Having recently become a homeowner, it has become abundantly clear to me that mowing the lawn is a man’s last true refuge. More seasoned homeowners may prefer chopping wood or pounding nails. But I believe mowing to be the purest masculine pursuit. For starters, mowing involves the obvious: a motor. The gnarly roar is a powerful draw from the time we first toddle upon fresh cut grass. The allure is engrained in our fabric like the color red in our first double-stitched Woolrich shirt. I contend that even the most basic mower engine stirs a mysterious sense of pride in any man who ever primed an engine; who ever yanked a start cord; who ever so much as scooped a clump of grass from a clogged side shoot with his bare hands.
Easily overlooked however, is the very premise of cutting grass. There is something perfectly primal about beheading billions of insolent blades of grass per second. It's an underrated rush. We defend our castle. The idea that we as men are sworn to uphold our perimeter at all costs is an honor. We represent the delicate balance between the overtaking of weeds and a smooth, clean carpet. Perhaps it is our love of field sports that inspires our compulsion to create the perfect yard, the idea that an epic athletic battle could break out at any moment. Or perhaps more simply the aspiration of perfection, to whatever extent we may require it.
From the time a boy is first exposed to the art of lawn maintenance, his father passes on a legacy. Dad’s not looking for cheap day labor, but rather sharing in the one true experience that makes and bonds men: the satisfaction of a smooth clean lawn. Having mowed since I could walk, I never recognized that satisfaction until I recently acquired a patch of my own. The pleasure I derive from simply cutting the grass is a weekly highlight, as is the pride I enjoy upon copletion. It’s my rite, my escape, my destiny. When we mow, we mow to our own satisfaction. We have routines, techniques even. We mow the right way, however that may be for us: in grids; in patterns; quickly; deliberately. We pick up poop. We trim. Sometimes we make two passes. We prep the grass. We water it before bed. We fertilize. We thatch. We move furniture around to even out the light exposure. We obsess over details not because of how it looks, but because we don’t know any better.
I remark in partial jest that the lawn may be the only component over which a man exercises true control. It can be the only time he is right. Certainly there are variables over which he has little or no control, but a man who mows is never wrong in the eyes of the lawn. He is not second-guessed and he need make no apologies for his actions. No one would dare take the mower out of his hands for every house has only one true lord of the lawn.

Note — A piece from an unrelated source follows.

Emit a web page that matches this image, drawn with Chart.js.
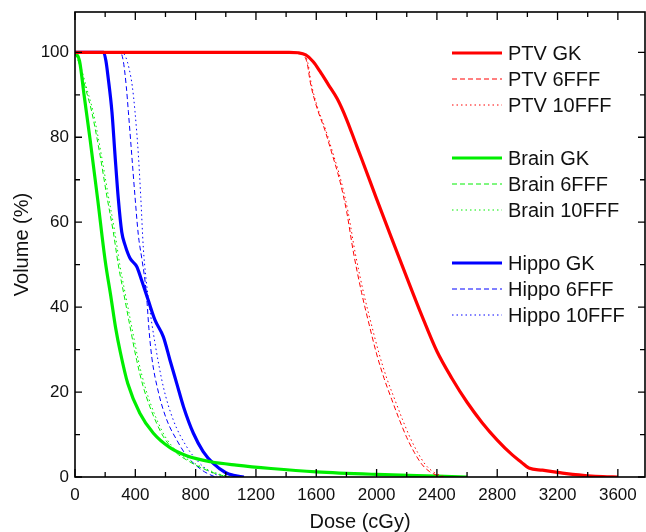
<!DOCTYPE html>
<html>
<head>
<meta charset="utf-8">
<script src="https://cdn.jsdelivr.net/npm/chart.js@4.4.1/dist/chart.umd.min.js"></script>
<style>
  html, body { margin: 0; padding: 0; background: #fff; }
  #wrap { width: 646px; height: 532px; position: relative; }
</style>
</head>
<body>
<div id="wrap"><canvas id="dvh"></canvas></div>
<script>
// axis ticks
const xTicks = [0, 400, 800, 1200, 1600, 2000, 2400, 2800, 3200, 3600];
const yTicks = [0, 20, 40, 60, 80, 100];

// PTV
const ptvGkDose = [0, 1420, 1480, 1530, 1580, 1625, 1680, 1740, 1800, 1860, 1900, 2000, 2100, 2200, 2300, 2400, 2500, 2600, 2700, 2800, 2900, 2960, 3010, 3100, 3200, 3300, 3400, 3500, 3600];
const ptvGkVol = [100, 100, 99.9, 99.4, 97.8, 95.5, 92.4, 89, 84.3, 78.7, 75, 65.5, 56.2, 47, 38, 29.6, 23.2, 17.6, 12.8, 8.7, 5.2, 3.5, 2.1, 1.6, 1.1, 0.6, 0.3, 0.1, 0];
const ptv6Dose = [0, 1480, 1515, 1540, 1560, 1603, 1658, 1691, 1758, 1802, 1846, 1900, 1950, 2000, 2050, 2100, 2150, 2200, 2250, 2300, 2350, 2400, 2440];
const ptv6Vol = [100, 100, 99.4, 97.4, 93, 87.1, 81.6, 77.7, 69.5, 62.4, 53, 43.5, 36, 29, 23.2, 18.3, 13.6, 9.3, 5.8, 3, 1.3, 0.4, 0];
const ptv10Dose = [0, 1480, 1520, 1545, 1565, 1608, 1664, 1698, 1766, 1811, 1857, 1913, 1965, 2017, 2068, 2120, 2171, 2222, 2272, 2322, 2372, 2420, 2460];
const ptv10Vol = [100, 100, 99.4, 97.4, 93, 87.1, 81.6, 77.7, 69.5, 62.4, 53, 43.5, 36, 29, 23.2, 18.3, 13.6, 9.3, 5.8, 3, 1.3, 0.4, 0];

// Brain
const brainGkDose = [0, 30, 60, 100, 150, 200, 240, 270, 300, 350, 430, 520, 630, 740, 900, 1070, 1300, 1600, 2000, 2400, 2600];
const brainGkVol = [100, 98, 90, 79.5, 65.5, 51, 42, 35, 29.5, 22, 15, 10.3, 6.9, 5, 3.6, 2.8, 2.0, 1.2, 0.6, 0.2, 0];
const brain6Dose = [0, 30, 66, 111, 166, 210, 254, 287, 332, 365, 409, 453, 497, 542, 586, 675, 741, 800, 880, 950, 1020];
const brain6Vol = [100, 97, 92, 86, 75.8, 66.4, 57.7, 50, 41.6, 35.4, 27.5, 21.2, 16.5, 12.6, 9.5, 5.6, 4, 2.8, 1.5, 0.6, 0];
const brain10Dose = [0, 35, 74, 120, 175, 220, 264, 297, 342, 376, 420, 465, 509, 554, 598, 688, 755, 815, 895, 965, 1035];
const brain10Vol = [100, 97, 92, 86, 75.8, 66.4, 57.7, 50, 41.6, 35.4, 27.5, 21.2, 16.5, 12.6, 9.5, 5.6, 4, 2.8, 1.5, 0.6, 0];

// Hippocampus
const hippoGkDose = [0, 190, 205, 220, 245, 265, 287, 310, 332, 365, 410, 440, 486, 530, 586, 630, 675, 720, 785, 850, 917, 1000, 1050, 1120];
const hippoGkVol = [100, 100, 98, 94, 86, 76, 65.6, 57.7, 54.6, 51.5, 49.5, 46.5, 41.6, 37, 33, 27.5, 22, 16.5, 10.3, 6, 3.2, 1, 0.4, 0];
const hippo6Dose = [0, 300, 320, 340, 354, 376, 398, 420, 445, 465, 478, 490, 510, 553, 608, 675, 740, 800, 860, 930];
const hippo6Vol = [100, 100, 98, 92, 86, 76, 66, 57, 51, 46, 41, 35, 28, 20, 13.5, 8.7, 5, 2.8, 1.2, 0];
const hippo10Dose = [0, 310, 335, 360, 380, 398, 420, 436, 453, 470, 490, 531, 586, 652, 741, 820, 880, 940, 990];
const hippo10Vol = [100, 100, 99, 96, 92, 86, 76, 66, 54, 47, 41, 31.4, 21.2, 13.4, 7.1, 3.5, 1.6, 0.5, 0];

const RED = '#ff0000', GREEN = '#00ee00', BLUE = '#0000ff';
const FONT = 'Liberation Sans, Arial, Helvetica, sans-serif';

function pts(xs, ys) {
    return xs.map((x, i) => ({x: x, y: ys[i]}));
}

function series(label, xs, ys, color, kind) {
    return {
        label: label,
        data: pts(xs, ys),
        borderColor: color,
        backgroundColor: color,
        borderWidth: kind === 'solid' ? 3.2 : 1,
        borderDash: kind === 'dash' ? [5, 3] : (kind === 'dot' ? [1.5, 3] : []),
        pointRadius: 0,
        cubicInterpolationMode: 'monotone',
        fill: false
    };
}

const datasets = [
    series('PTV GK', ptvGkDose, ptvGkVol, RED, 'solid'),
    series('PTV 6FFF', ptv6Dose, ptv6Vol, RED, 'dash'),
    series('PTV 10FFF', ptv10Dose, ptv10Vol, RED, 'dot'),
    series('Brain GK', brainGkDose, brainGkVol, GREEN, 'solid'),
    series('Brain 6FFF', brain6Dose, brain6Vol, GREEN, 'dash'),
    series('Brain 10FFF', brain10Dose, brain10Vol, GREEN, 'dot'),
    series('Hippo GK', hippoGkDose, hippoGkVol, BLUE, 'solid'),
    series('Hippo 6FFF', hippo6Dose, hippo6Vol, BLUE, 'dash'),
    series('Hippo 10FFF', hippo10Dose, hippo10Vol, BLUE, 'dot')
];

// box around the plot with inward ticks on all four sides
const framePlugin = {
    id: 'frame',
    afterDatasetsDraw(chart) {
        const {ctx, chartArea: a, scales: {x, y}} = chart;
        ctx.save();
        ctx.strokeStyle = '#000';
        ctx.lineWidth = 1.6;
        ctx.strokeRect(a.left, a.top, a.right - a.left, a.bottom - a.top);
        ctx.lineWidth = 1.3;
        ctx.beginPath();
        for (let v = 0; v <= 3600; v += 200) {
            const px = x.getPixelForValue(v);
            const len = v % 400 === 0 ? 8 : 5;
            ctx.moveTo(px, a.bottom); ctx.lineTo(px, a.bottom - len);
            ctx.moveTo(px, a.top); ctx.lineTo(px, a.top + len);
        }
        for (let v = 0; v <= 100; v += 10) {
            const py = y.getPixelForValue(v);
            const len = v % 20 === 0 ? 7 : 5;
            ctx.moveTo(a.left, py); ctx.lineTo(a.left + len, py);
            ctx.moveTo(a.right, py); ctx.lineTo(a.right - len, py);
        }
        ctx.stroke();
        ctx.restore();
    }
};

// legend in three groups, drawn from the datasets' own styles
const legendPlugin = {
    id: 'groupLegend',
    afterDraw(chart) {
        const ctx = chart.ctx;
        ctx.save();
        ctx.font = '20px ' + FONT;
        ctx.textBaseline = 'middle';
        ctx.fillStyle = '#111';
        chart.data.datasets.forEach((ds, i) => {
            const g = Math.floor(i / 3), k = i % 3;
            const yy = 53 + g * 105 + k * 26;
            ctx.beginPath();
            ctx.strokeStyle = ds.borderColor;
            ctx.lineWidth = ds.borderWidth;
            ctx.setLineDash(ds.borderDash);
            ctx.moveTo(452, yy);
            ctx.lineTo(502, yy);
            ctx.stroke();
            ctx.setLineDash([]);
            ctx.fillText(ds.label, 508, yy + 1);
        });
        ctx.restore();
    }
};

new Chart(document.getElementById('dvh').getContext('2d'), {
    type: 'line',
    data: { datasets: datasets },
    options: {
        responsive: true,
        maintainAspectRatio: false,
        animation: false,
        layout: { padding: { top: 12, right: 1, left: 0, bottom: 0 } },
        plugins: { legend: { display: false }, tooltip: { enabled: false } },
        scales: {
            x: {
                type: 'linear',
                min: 0,
                max: 3780,
                afterBuildTicks: s => { s.ticks = xTicks.map(v => ({value: v})); },
                afterFit: s => { s.height = 55; s.paddingLeft = 0; s.paddingRight = 0; },
                grid: { display: false, drawTicks: false },
                border: { display: false },
                ticks: { color: '#111', padding: 8, maxRotation: 0, autoSkip: false,
                         callback: v => String(v),
                         font: { family: FONT, size: 17 } },
                title: { display: true, text: 'Dose (cGy)', color: '#111',
                         padding: { top: 0, bottom: 0 },
                         font: { family: FONT, size: 20, lineHeight: 1 } }
            },
            y: {
                min: 0,
                max: 109.5,
                afterBuildTicks: s => { s.ticks = yTicks.map(v => ({value: v})); },
                afterFit: s => { s.width = 75; s.paddingTop = 0; s.paddingBottom = 0; },
                grid: { display: false, drawTicks: false },
                border: { display: false },
                ticks: { color: '#111', padding: 6, autoSkip: false,
                         callback: v => String(v),
                         font: { family: FONT, size: 17 } },
                title: { display: true, text: 'Volume (%)', color: '#111',
                         padding: { top: 12, bottom: 0 },
                         font: { family: FONT, size: 20, lineHeight: 1 } }
            }
        }
    },
    plugins: [framePlugin, legendPlugin]
});
</script>
</body>
</html>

A man who mows is accomplished. The lawn is either done or it’s not. A man can grill but is constantly catering to his family's tastes. A man can set up the electronics, but only with the majority approval of all parties. A man can change a fuel belt but there’s only one right way. A man who mows however, needs only simple words to completely recognize for his usefulness: words like “Lawn looks great, Hon.” Or “Nice job on the grass, Dad.” No more, no less. When we mow, a sunburn becomes a badge of honor. Pink shoulders and backs despite the sting are actually a comfort at night.
Mowing prowess is admittedly self-explanatory. There are some tricks to the trade, but basically any idiot can do it. It speaks to the hunter-gatherer in us. We need these simple tasks to keep our strength in the absence of hunting and/or gathering. (Please note that I make no nostalgic comparisons to quick trips to the grocery store or the conspicuous, hand-written notes I require to complete my gathering mission.) Ah but mowing. Mowing is a refuge for the every man. Even guys like me who thought it would be nice to buy an electric mower because it might save the earth. Although I assure you I feel less like Bono and more like Curly Howard tripping over that cord, even THAT mower delivers the clean precision a guy needs.
I say next time you’re feeling docile, or contemplating if you’ve been having too much red meat, go out and mow something. You’ll need your own patch of grass. You can borrow a mower to start, but eventually you will need your own. A push mower, a riding mower, electric start or straight manual—doesn’t matter. Just mow the shit out of it. I promise you’ll go to bed satisfied knowing that the grass is clean, the weeds are at bay and your old sneakers, beautifully stained with chlorophyll, are grinning in the closet.